[start]

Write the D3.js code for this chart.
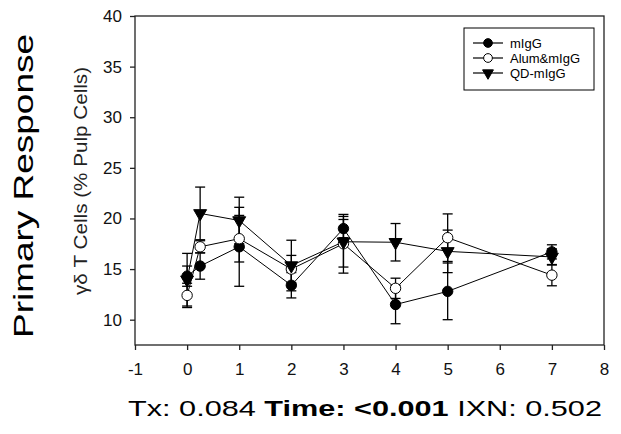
<!DOCTYPE html>
<html>
<head>
<meta charset="utf-8">
<script src="https://cdn.jsdelivr.net/npm/d3@7"></script>
<style>
  body { margin: 0; background: #fff; }
  text { font-family: "Liberation Sans", Arial, sans-serif; }
</style>
</head>
<body>
<div id="chart"></div>
<script>
const w = 621;
const h = 434;

// time points (days)
const days = [0, 0.25, 1, 2, 3, 4, 5, 7];

// % pulp cells, means and error (one SD/SE) per series
const migg = [14.3, 15.3, 17.2, 13.4, 19.0, 11.5, 12.8, 16.7];
const miggErr = [1.0, 1.3, 3.9, 1.25, 0.9, 1.9, 2.8, 0.7];
const alum = [12.4, 17.2, 18.0, 15.0, 17.5, 13.1, 18.1, 14.4];
const alumErr = [1.2, 0.6, 2.3, 1.35, 2.9, 1.0, 2.35, 1.05];
const qd = [13.95, 20.5, 19.8, 15.35, 17.7, 17.65, 16.75, 16.2];
const qdErr = [2.6, 2.6, 2.3, 2.5, 2.5, 1.85, 2.1, 0.8];

const seriesNames = ["mIgG", "Alum&mIgG", "QD-mIgG"];
const xTicks = [-1, 0, 1, 2, 3, 4, 5, 6, 7, 8];
const yTicks = [10, 15, 20, 25, 30, 35, 40];

const series = [
  { name: seriesNames[0], values: migg, err: miggErr, shape: "circle", fill: "#000" },
  { name: seriesNames[1], values: alum, err: alumErr, shape: "circle", fill: "#fff" },
  { name: seriesNames[2], values: qd, err: qdErr, shape: "triangle", fill: "#000" }
];

const plot = { left: 135, top: 16, right: 604, bottom: 345 };

const svg = d3.select("#chart")
  .append("svg")
  .attr("width", w)
  .attr("height", h);

const x = d3.scaleLinear().domain([-1, 8]).range([plot.left, plot.right]);
const y = d3.scaleLinear().domain([7.5, 40]).range([plot.bottom, plot.top]);

function markerPath(shape, size) {
  if (shape === "circle") return d3.symbol().type(d3.symbolCircle).size(size)();
  return d3.symbol().type(d3.symbolTriangle).size(size * 0.85)();
}

// frame
svg.append("rect")
  .attr("x", plot.left)
  .attr("y", plot.top)
  .attr("width", plot.right - plot.left)
  .attr("height", plot.bottom - plot.top)
  .attr("fill", "none")
  .attr("stroke", "#222")
  .attr("stroke-width", 1.3);

// axes (plain hyphen for negatives, like the original)
const xAxis = svg.append("g")
  .attr("transform", `translate(0, ${plot.bottom})`)
  .call(d3.axisBottom(x).tickValues(xTicks).tickFormat(d => String(d))
    .tickSize(5).tickPadding(13).tickSizeOuter(0));

const yAxis = svg.append("g")
  .attr("transform", `translate(${plot.left}, 0)`)
  .call(d3.axisLeft(y).tickValues(yTicks).tickFormat(d => String(d))
    .tickSize(5).tickPadding(8).tickSizeOuter(0));

[xAxis, yAxis].forEach(g => {
  g.select(".domain").remove();
  g.selectAll(".tick line").attr("stroke", "#222").attr("stroke-width", 1.3);
  g.selectAll(".tick text")
    .attr("fill", "#111")
    .style("font-size", "17px")
    .style("font-family", "'Liberation Sans', Arial, sans-serif");
});

// lines
const line = d3.line()
  .x((d, i) => x(days[i]))
  .y(d => y(d));

series.forEach(s => {
  svg.append("path")
    .datum(s.values)
    .attr("d", line)
    .attr("fill", "none")
    .attr("stroke", "#000")
    .attr("stroke-width", 1);
});

// error bars
series.forEach(s => {
  const g = svg.append("g");
  s.values.forEach((v, i) => {
    const cx = x(days[i]);
    const top = y(v + s.err[i]);
    const bot = y(v - s.err[i]);
    g.append("line").attr("x1", cx).attr("x2", cx).attr("y1", top).attr("y2", bot);
    g.append("line").attr("x1", cx - 5).attr("x2", cx + 5).attr("y1", top).attr("y2", top);
    g.append("line").attr("x1", cx - 5).attr("x2", cx + 5).attr("y1", bot).attr("y2", bot);
  });
  g.selectAll("line").attr("stroke", "#000").attr("stroke-width", 1.3);
});

// markers
series.forEach(s => {
  svg.append("g")
    .selectAll("path")
    .data(s.values)
    .join("path")
    .attr("d", markerPath(s.shape, 85))
    .attr("transform", (d, i) => `translate(${x(days[i])}, ${y(d)})` + (s.shape === "triangle" ? " rotate(180)" : ""))
    .attr("fill", s.fill)
    .attr("stroke", "#000")
    .attr("stroke-width", 1);
});

// legend
const legend = svg.append("g");
legend.append("rect")
  .attr("x", 464).attr("y", 28)
  .attr("width", 130).attr("height", 62)
  .attr("fill", "#fff")
  .attr("stroke", "#000")
  .attr("stroke-width", 1);

series.forEach((s, i) => {
  const ly = 43 + i * 15;
  legend.append("line")
    .attr("x1", 473).attr("x2", 503)
    .attr("y1", ly).attr("y2", ly)
    .attr("stroke", "#000").attr("stroke-width", 1.2);
  legend.append("path")
    .attr("d", markerPath(s.shape, 60))
    .attr("transform", `translate(488, ${ly})` + (s.shape === "triangle" ? " rotate(180)" : ""))
    .attr("fill", s.fill)
    .attr("stroke", "#000")
    .attr("stroke-width", 1);
  legend.append("text")
    .attr("x", 510).attr("y", ly)
    .attr("dy", "0.35em")
    .attr("fill", "#000")
    .style("font-size", "13px")
    .text(s.name);
});

// y axis title
svg.append("text")
  .attr("transform", "translate(87, 181) rotate(-90)")
  .attr("text-anchor", "middle")
  .attr("fill", "#222")
  .attr("textLength", 228)
  .attr("lengthAdjust", "spacingAndGlyphs")
  .style("font-size", "18px")
  .text("γδ T Cells (% Pulp Cells)");

// panel title
svg.append("text")
  .attr("transform", "translate(33, 186) rotate(-90)")
  .attr("text-anchor", "middle")
  .attr("fill", "#000")
  .attr("textLength", 304)
  .attr("lengthAdjust", "spacingAndGlyphs")
  .style("font-size", "28px")
  .text("Primary Response");

// statistics line
const stats = svg.append("text")
  .attr("x", 128)
  .attr("y", 416)
  .attr("fill", "#000")
  .attr("textLength", 474)
  .attr("lengthAdjust", "spacingAndGlyphs")
  .style("font-size", "22px");
stats.append("tspan").text("Tx: 0.084 ");
stats.append("tspan").attr("font-weight", "bold").text("Time: <0.001");
stats.append("tspan").text(" IXN: 0.502");
</script>
</body>
</html>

[end]

→ Request
Make an exact copy of the data, leaving its pictures out.

→ Result of this exercise
Write the D3.js code for this chart.
<!DOCTYPE html>
<html>
<head>
<meta charset="utf-8">
<script src="https://cdn.jsdelivr.net/npm/d3@7"></script>
<style>
  body { margin: 0; background: #fff; }
  text { font-family: "Liberation Sans", Arial, sans-serif; }
</style>
</head>
<body>
<div id="chart"></div>
<script>
const w = 621;
const h = 434;

// time points (days)
const days = [0, 0.25, 1, 2, 3, 4, 5, 7];

// % pulp cells, means and error (one SD/SE) per series
const migg = [14.3, 15.3, 17.2, 13.4, 19.0, 11.5, 12.8, 16.7];
const miggErr = [1.0, 1.3, 3.9, 1.25, 0.9, 1.9, 2.8, 0.7];
const alum = [12.4, 17.2, 18.0, 15.0, 17.5, 13.1, 18.1, 14.4];
const alumErr = [1.2, 0.6, 2.3, 1.35, 2.9, 1.0, 2.35, 1.05];
const qd = [13.95, 20.5, 19.8, 15.35, 17.7, 17.65, 16.75, 16.2];
const qdErr = [2.6, 2.6, 2.3, 2.5, 2.5, 1.85, 2.1, 0.8];

const seriesNames = ["mIgG", "Alum&mIgG", "QD-mIgG"];
const xTicks = [-1, 0, 1, 2, 3, 4, 5, 6, 7, 8];
const yTicks = [10, 15, 20, 25, 30, 35, 40];

const series = [
  { name: seriesNames[0], values: migg, err: miggErr, shape: "circle", fill: "#000" },
  { name: seriesNames[1], values: alum, err: alumErr, shape: "circle", fill: "#fff" },
  { name: seriesNames[2], values: qd, err: qdErr, shape: "triangle", fill: "#000" }
];

const plot = { left: 135, top: 16, right: 604, bottom: 345 };

const svg = d3.select("#chart")
  .append("svg")
  .attr("width", w)
  .attr("height", h);

const x = d3.scaleLinear().domain([-1, 8]).range([plot.left, plot.right]);
const y = d3.scaleLinear().domain([7.5, 40]).range([plot.bottom, plot.top]);

function markerPath(shape, size) {
  if (shape === "circle") return d3.symbol().type(d3.symbolCircle).size(size)();
  return d3.symbol().type(d3.symbolTriangle).size(size * 0.85)();
}

// frame
svg.append("rect")
  .attr("x", plot.left)
  .attr("y", plot.top)
  .attr("width", plot.right - plot.left)
  .attr("height", plot.bottom - plot.top)
  .attr("fill", "none")
  .attr("stroke", "#222")
  .attr("stroke-width", 1.3);

// axes (plain hyphen for negatives, like the original)
const xAxis = svg.append("g")
  .attr("transform", `translate(0, ${plot.bottom})`)
  .call(d3.axisBottom(x).tickValues(xTicks).tickFormat(d => String(d))
    .tickSize(5).tickPadding(13).tickSizeOuter(0));

const yAxis = svg.append("g")
  .attr("transform", `translate(${plot.left}, 0)`)
  .call(d3.axisLeft(y).tickValues(yTicks).tickFormat(d => String(d))
    .tickSize(5).tickPadding(8).tickSizeOuter(0));

[xAxis, yAxis].forEach(g => {
  g.select(".domain").remove();
  g.selectAll(".tick line").attr("stroke", "#222").attr("stroke-width", 1.3);
  g.selectAll(".tick text")
    .attr("fill", "#111")
    .style("font-size", "17px")
    .style("font-family", "'Liberation Sans', Arial, sans-serif");
});

// lines
const line = d3.line()
  .x((d, i) => x(days[i]))
  .y(d => y(d));

series.forEach(s => {
  svg.append("path")
    .datum(s.values)
    .attr("d", line)
    .attr("fill", "none")
    .attr("stroke", "#000")
    .attr("stroke-width", 1);
});

// error bars
series.forEach(s => {
  const g = svg.append("g");
  s.values.forEach((v, i) => {
    const cx = x(days[i]);
    const top = y(v + s.err[i]);
    const bot = y(v - s.err[i]);
    g.append("line").attr("x1", cx).attr("x2", cx).attr("y1", top).attr("y2", bot);
    g.append("line").attr("x1", cx - 5).attr("x2", cx + 5).attr("y1", top).attr("y2", top);
    g.append("line").attr("x1", cx - 5).attr("x2", cx + 5).attr("y1", bot).attr("y2", bot);
  });
  g.selectAll("line").attr("stroke", "#000").attr("stroke-width", 1.3);
});

// markers
series.forEach(s => {
  svg.append("g")
    .selectAll("path")
    .data(s.values)
    .join("path")
    .attr("d", markerPath(s.shape, 85))
    .attr("transform", (d, i) => `translate(${x(days[i])}, ${y(d)})` + (s.shape === "triangle" ? " rotate(180)" : ""))
    .attr("fill", s.fill)
    .attr("stroke", "#000")
    .attr("stroke-width", 1);
});

// legend
const legend = svg.append("g");
legend.append("rect")
  .attr("x", 464).attr("y", 28)
  .attr("width", 130).attr("height", 62)
  .attr("fill", "#fff")
  .attr("stroke", "#000")
  .attr("stroke-width", 1);

series.forEach((s, i) => {
  const ly = 43 + i * 15;
  legend.append("line")
    .attr("x1", 473).attr("x2", 503)
    .attr("y1", ly).attr("y2", ly)
    .attr("stroke", "#000").attr("stroke-width", 1.2);
  legend.append("path")
    .attr("d", markerPath(s.shape, 60))
    .attr("transform", `translate(488, ${ly})` + (s.shape === "triangle" ? " rotate(180)" : ""))
    .attr("fill", s.fill)
    .attr("stroke", "#000")
    .attr("stroke-width", 1);
  legend.append("text")
    .attr("x", 510).attr("y", ly)
    .attr("dy", "0.35em")
    .attr("fill", "#000")
    .style("font-size", "13px")
    .text(s.name);
});

// y axis title
svg.append("text")
  .attr("transform", "translate(87, 181) rotate(-90)")
  .attr("text-anchor", "middle")
  .attr("fill", "#222")
  .attr("textLength", 228)
  .attr("lengthAdjust", "spacingAndGlyphs")
  .style("font-size", "18px")
  .text("γδ T Cells (% Pulp Cells)");

// panel title
svg.append("text")
  .attr("transform", "translate(33, 186) rotate(-90)")
  .attr("text-anchor", "middle")
  .attr("fill", "#000")
  .attr("textLength", 304)
  .attr("lengthAdjust", "spacingAndGlyphs")
  .style("font-size", "28px")
  .text("Primary Response");

// statistics line
const stats = svg.append("text")
  .attr("x", 128)
  .attr("y", 416)
  .attr("fill", "#000")
  .attr("textLength", 474)
  .attr("lengthAdjust", "spacingAndGlyphs")
  .style("font-size", "22px");
stats.append("tspan").text("Tx: 0.084 ");
stats.append("tspan").attr("font-weight", "bold").text("Time: <0.001");
stats.append("tspan").text(" IXN: 0.502");
</script>
</body>
</html>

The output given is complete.